Sunday, February 1, 2009

Dw1 b

From the course text “It Bees Dat Way Sometime” the author Smitherman writes about Black English. Smitherman shows how Black English has just as many rules and regulations as AAE. Throughout the passage she shows different rules and grammatical structures for particular sentences. She also tells of ways one would speak in Black English. The main point that she tries to get across is that although Black English is different from AAE, it doesn’t make it any better or worse. At the end of the passage she quotes a poem by Langston Hughes.

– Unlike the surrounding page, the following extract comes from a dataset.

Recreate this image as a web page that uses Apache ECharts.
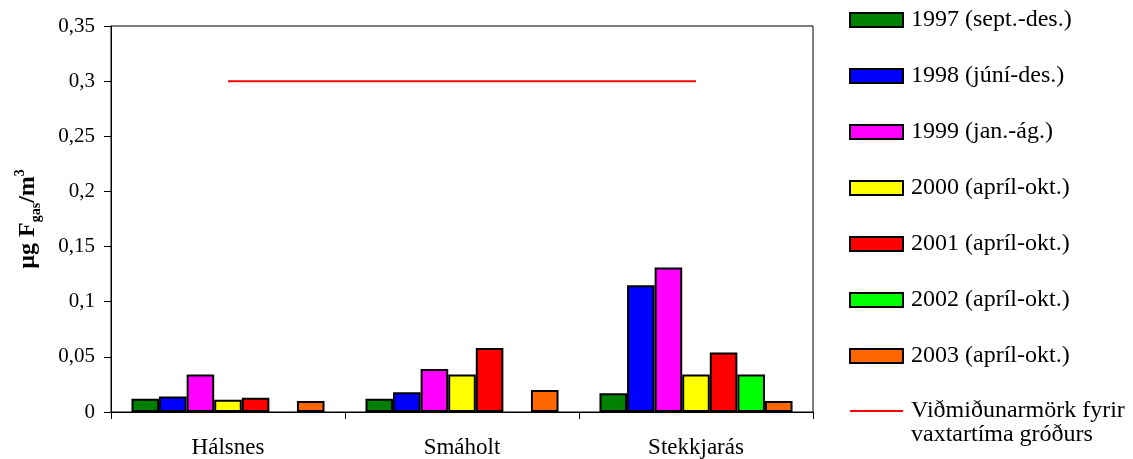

The poem really resonated in my mind because it reminded me so much of my commencement speech. The whole poem was written in Black English, which was considered incorrect. In my senior commencement speech, I spoke in a manner at some points which was considered “informal”. It was looked at as an incorrect way to address a public audience. In the Langston Hughes poem there is a phrase by a man named Simple, “If I can get the sense right, the grammar can take care of itself. I have not had enough schooling to put words together right-but I know some white folks who have went to school for forty years and do not do right. I figure it’s better to do right than to write right, is it not?”. The point is, it does not matter what you are saying, as long as it has meaning. The man in the Langston Hughes poem stated it beautifully; it doesn’t matter if you can speak correct AAE English or if you are speaking Black English, as long as what is said is true to the speakers’ heart and has meaning behind it than that’s all that matters. Even though my speech was not spoken in standard AAE, it was understood and enjoyed by the public. It did not matter how I was speaking to my audience, it was the fact that me and my senior class had a connection and I could speak in a way which was comfortable to me, and I believed would get my point across in the most effective way.
After reviewing the “ It Bees Dat Way” passage, and relating it to my own experience with my commencement speech, I found an underlying similarity. When you are expressing yourself through words, all that has to be made is that connection with the listener. It does not matter how you are saying it as long as that connection is made and the point is getting across. I used everyday language that a standard teenager would use, in my speech, to connect with the teenage audience. Langston Hughes used Black English, and showed slight differences did not make a difference to the power of the passage, it still has meaning. So as long as what your saying has meaning it doesn’t matter what type of grammar you use.

1 comment:

  1. I really like how you connect the speech and poem to audience awareness. I'm interested in seeing how you take that idea and apply it to additional writing situations as well.